WHILE FILMING UNION MAIDS, a documentary on labor struggles in the 1930s. Julia Riechert and James Klein unearthed questions about the Communist Party in America that they felt compelled to answer. Reichert and Klein began to chip away at the wall built during the McCarthy era which segregated, or some would say protected, American society from communists. They did not find what they expected--malicious communist spies in long trench coats, or "Rats," as they were described by Ronald Reagan and Richard Nixon. But they did find Americans they could emulate. With archival films and the clippings of more than 400 interviews, Riechert and Klein creatively reconstructed their discoveries in the Academy-Award nominated documentary Seeing Red, an intellectually stimulating and compassionate portrayal of American communists.

Seeing Red reveals a history of the Communist party in America long obscured by the Red Scare. In the 1930s Communists stood at the front of the picket lines for unions, unemployment insurance, Social Security and civil rights. Although responsible for much social and political change, communists never revealed their alliance to the Party. They could lose their jobs and all of their gains as organizers and union leaders if people knew their politics. Nevertheless, they worked on, steadily recruiting and organizing strikes. They believed in a methodology that would make the American Dream a reality.

The Communists of the 1930s as portrayed in Seeing Red were not spies. In their youth they became overwhelmed by discrimination and the disgraceful living and working conditions in the fields and slums all over the country; the disparity between the rich and the poor moved these Americans to action. Told that in Russia there was no discrimination, no poverty, and total equality, they adopted the communist country as their living model, accepting it book, line and sinker.

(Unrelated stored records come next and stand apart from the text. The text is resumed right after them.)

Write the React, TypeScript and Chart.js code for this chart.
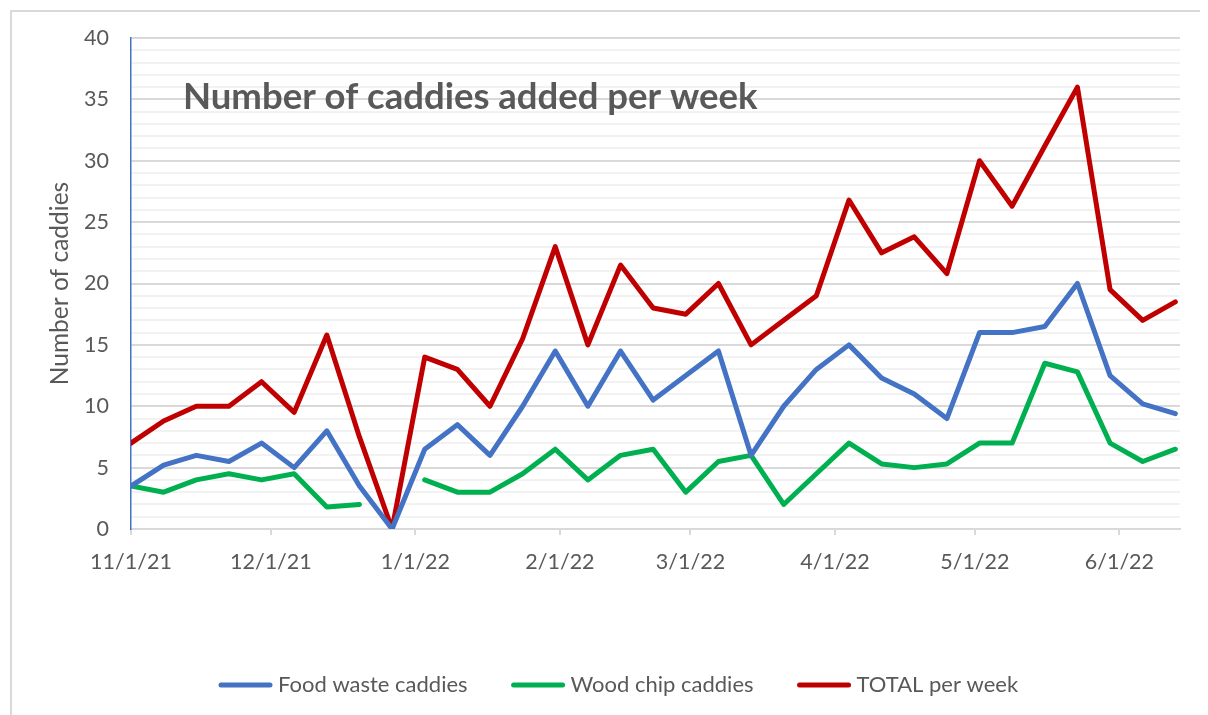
import React, { useEffect, useRef } from "react";
import { Chart, registerables } from "chart.js";
Chart.register(...registerables);

const weekDates = [
  "2021-11-01", "2021-11-08", "2021-11-15", "2021-11-22", "2021-11-29",
  "2021-12-06", "2021-12-13", "2021-12-20", "2021-12-27", "2022-01-03",
  "2022-01-10", "2022-01-17", "2022-01-24", "2022-01-31", "2022-02-07",
  "2022-02-14", "2022-02-21", "2022-02-28", "2022-03-07", "2022-03-14",
  "2022-03-21", "2022-03-28", "2022-04-04", "2022-04-11", "2022-04-18",
  "2022-04-25", "2022-05-02", "2022-05-09", "2022-05-16", "2022-05-23",
  "2022-05-30", "2022-06-06", "2022-06-13",
];
const foodWaste = [
  3.5, 5.2, 6, 5.5, 7, 5, 8, 3.5, 0, 6.5,
  8.5, 6, 10, 14.5, 10, 14.5, 10.5, 12.5, 14.5, 6,
  10, 13, 15, 12.3, 11, 9, 16, 16, 16.5, 20,
  12.5, 10.2, 9.4,
];
const woodChip: (number | null)[] = [
  3.5, 3, 4, 4.5, 4, 4.5, 1.8, 2, null, 4,
  3, 3, 4.5, 6.5, 4, 6, 6.5, 3, 5.5, 6,
  2, 4.5, 7, 5.3, 5, 5.3, 7, 7, 13.5, 12.8,
  7, 5.5, 6.5,
];
const totalPerWeek = [
  7, 8.8, 10, 10, 12, 9.5, 15.8, 7.5, 0, 14,
  13, 10, 15.5, 23, 15, 21.5, 18, 17.5, 20, 15,
  17, 19, 26.8, 22.5, 23.8, 20.8, 30, 26.3, 31.2, 36,
  19.5, 17, 18.5,
];
const tickDates = [
  "2021-11-01", "2021-12-01", "2022-01-01", "2022-02-01",
  "2022-03-01", "2022-04-01", "2022-05-01", "2022-06-01",
];
const tickLabels = ["11/1/21", "12/1/21", "1/1/22", "2/1/22", "3/1/22", "4/1/22", "5/1/22", "6/1/22"];
const seriesNames = ["Food waste caddies", "Wood chip caddies", "TOTAL per week"];
const seriesColors = ["#4472C4", "#00B050", "#C00000"];
const chartTitle = "Number of caddies added per week";
const yAxisTitle = "Number of caddies";

const DAY = 86400000;
const origin = Date.parse(weekDates[0] + "T00:00:00Z");
const dayOf = (s: string) => Math.round((Date.parse(s + "T00:00:00Z") - origin) / DAY);
const tickDays = tickDates.map(dayOf);
const toPoints = (vals: (number | null)[]) => vals.map((v, i) => ({ x: dayOf(weekDates[i]), y: v }));

const FONT = "Lato, 'Open Sans', sans-serif";
const TEXT = "#595959";

const decorPlugin = {
  id: "decor",
  beforeDraw(chart: any) {
    const ctx = chart.ctx;
    ctx.save();
    ctx.strokeStyle = "#d9d9d9";
    ctx.lineWidth = 2;
    ctx.beginPath();
    ctx.moveTo(3, chart.height);
    ctx.lineTo(3, 3);
    ctx.lineTo(chart.width, 3);
    ctx.stroke();
    ctx.restore();
  },
  afterDraw(chart: any) {
    const ctx = chart.ctx;
    const area = chart.chartArea;
    ctx.save();
    // title
    ctx.fillStyle = TEXT;
    ctx.font = `bold 36.5px ${FONT}`;
    ctx.textAlign = "left";
    ctx.textBaseline = "alphabetic";
    ctx.fillText(chartTitle, 175, 101);
    // y axis title
    ctx.save();
    ctx.translate(52, (area.top + area.bottom) / 2);
    ctx.rotate(-Math.PI / 2);
    ctx.font = `24.5px ${FONT}`;
    ctx.textAlign = "center";
    ctx.textBaseline = "middle";
    ctx.fillText(yAxisTitle, 0, 0);
    ctx.restore();
    // legend
    ctx.font = `22px ${FONT}`;
    ctx.textBaseline = "middle";
    ctx.textAlign = "left";
    let x = 213;
    const y = 677;
    chart.data.datasets.forEach((ds: any) => {
      ctx.strokeStyle = ds.borderColor;
      ctx.lineWidth = 5;
      ctx.lineCap = "round";
      ctx.beginPath();
      ctx.moveTo(x, y);
      ctx.lineTo(x + 49, y);
      ctx.stroke();
      x += 57;
      ctx.fillStyle = TEXT;
      ctx.fillText(ds.label, x, y);
      x += ctx.measureText(ds.label).width + 46;
    });
    ctx.restore();
  },
};

export default function App() {
  const ref = useRef<HTMLCanvasElement | null>(null);
  useEffect(() => {
    if (!ref.current) return;
    const values = [foodWaste, woodChip, totalPerWeek];
    const chart = new Chart(ref.current, {
      type: "line",
      data: {
        datasets: values.map((vals, i) => ({
          label: seriesNames[i],
          data: toPoints(vals),
          borderColor: seriesColors[i],
          backgroundColor: seriesColors[i],
          borderWidth: 5,
          pointRadius: 0,
          tension: 0,
          spanGaps: false,
          borderCapStyle: "round",
          borderJoinStyle: "round",
        })),
      },
      options: {
        animation: false,
        responsive: false,
        devicePixelRatio: 1,
        layout: { padding: { top: 30, right: 28, left: 0, bottom: 126 } },
        plugins: { legend: { display: false }, tooltip: { enabled: false } },
        scales: {
          x: {
            type: "linear",
            min: 0,
            max: 225,
            afterBuildTicks: (scale: any) => {
              scale.ticks = tickDays.map((v) => ({ value: v }));
            },
            afterFit: (scale: any) => {
              scale.height = 60;
              scale.paddingLeft = 0;
              scale.paddingRight = 0;
            },
            grid: {
              drawOnChartArea: false,
              drawTicks: true,
              tickLength: 6,
              color: "#d9d9d9",
              lineWidth: 2,
            },
            border: { color: "#d9d9d9", width: 2 },
            ticks: {
              autoSkip: false,
              maxRotation: 0,
              padding: 14,
              color: TEXT,
              font: { family: FONT, size: 21.5 },
              callback: (v: any) => {
                const i = tickDays.indexOf(Number(v));
                return i >= 0 ? tickLabels[i] : "";
              },
            },
          },
          y: {
            min: 0,
            max: 40,
            afterFit: (scale: any) => {
              scale.width = 123;
              scale.paddingTop = 0;
              scale.paddingBottom = 0;
            },
            grid: {
              drawTicks: false,
              color: (c: any) => (c.tick && c.tick.value % 5 === 0 ? "#d9d9d9" : "#f2f2f2"),
              lineWidth: 2,
            },
            border: { color: "#4472C4", width: 1.5 },
            ticks: {
              stepSize: 1,
              autoSkip: false,
              padding: 22,
              color: TEXT,
              font: { family: FONT, size: 21.5 },
              callback: (v: any) => (Number(v) % 5 === 0 ? String(v) : ""),
            },
          },
        },
      },
      plugins: [decorPlugin],
    } as any);
    return () => chart.destroy();
  }, []);
  return (
    <div style={{ width: 1200, height: 707 }}>
      <canvas ref={ref} width={1200} height={707} style={{ display: "block", width: 1200, height: 707 }} />
    </div>
  );
}
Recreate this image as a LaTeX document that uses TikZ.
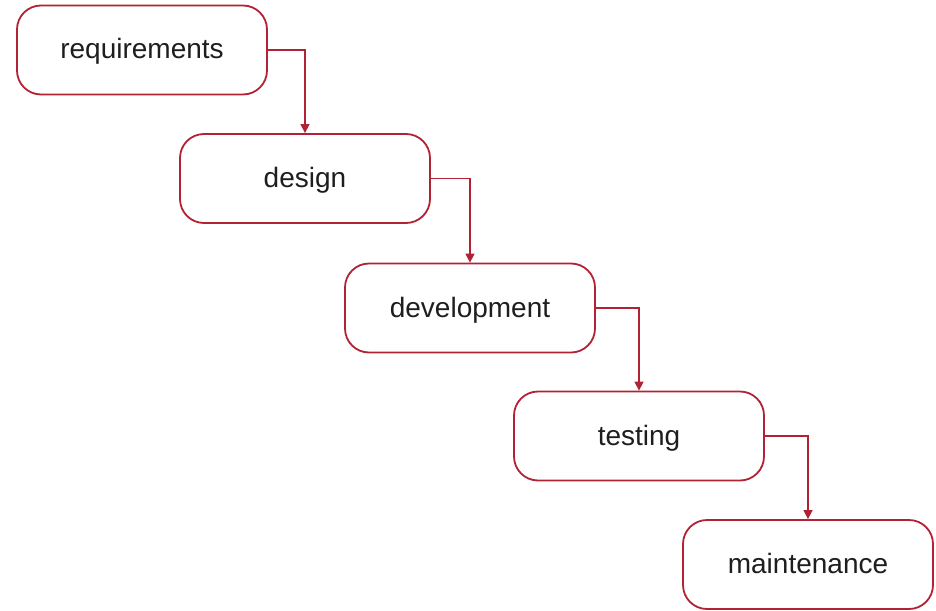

"They had a blind spot," says Reichert. "Unfortunately they bought into a model without questioning it. It became their first principle to defend that country." So much so that they didn't believe reports of the Stalin purges. When the Stalin revelations became news in 1956 many of the communists became so disillusioned that they dropped out of the party. They grew more concerned with democracy. It was an ideal that many would have never dreamed of giving up.

The communists who appear in Seeing Red present a message to Americans that they never explicitly recognized or addressed. According to Riechert, "They were fighting for an American democracy. They were very democratic and militant. They can be seen as models for members of a type of active democracy that we need today. We've learned from them the need to keep a questioning mind, not an uncommitted mind."

SEEING RED makes it obvious that its main characters could be our neighbors or even our relatives. But in removing the stereotypical connotations of the word "communist," the movie refrains from exposing many flaws of the communist movement. Klein explains, "We felt it was more important to convey to the audience on a broad, conceptual level, what we felt were the most basic flaws of the communist movement, rather than each and every specific historic moment when it may have gone wrong."

Pete Seeger, one of the most memorable people in the documentary, reflects on his experience as a communist with this remark: "If you're going to mourn don't mourn for a fighter who made a mistake and lost." Seeing Red all but praises. Like The Good Fight, which tells the story of the Lincoln Brigade, it presents a history of America on film unavailable in any other medium. Seeing Red is a comprehensive study of American Communists that allows one to meet the ideology of communism through the once youthful eyes of those who saw an America below their standards and strove to do something about it.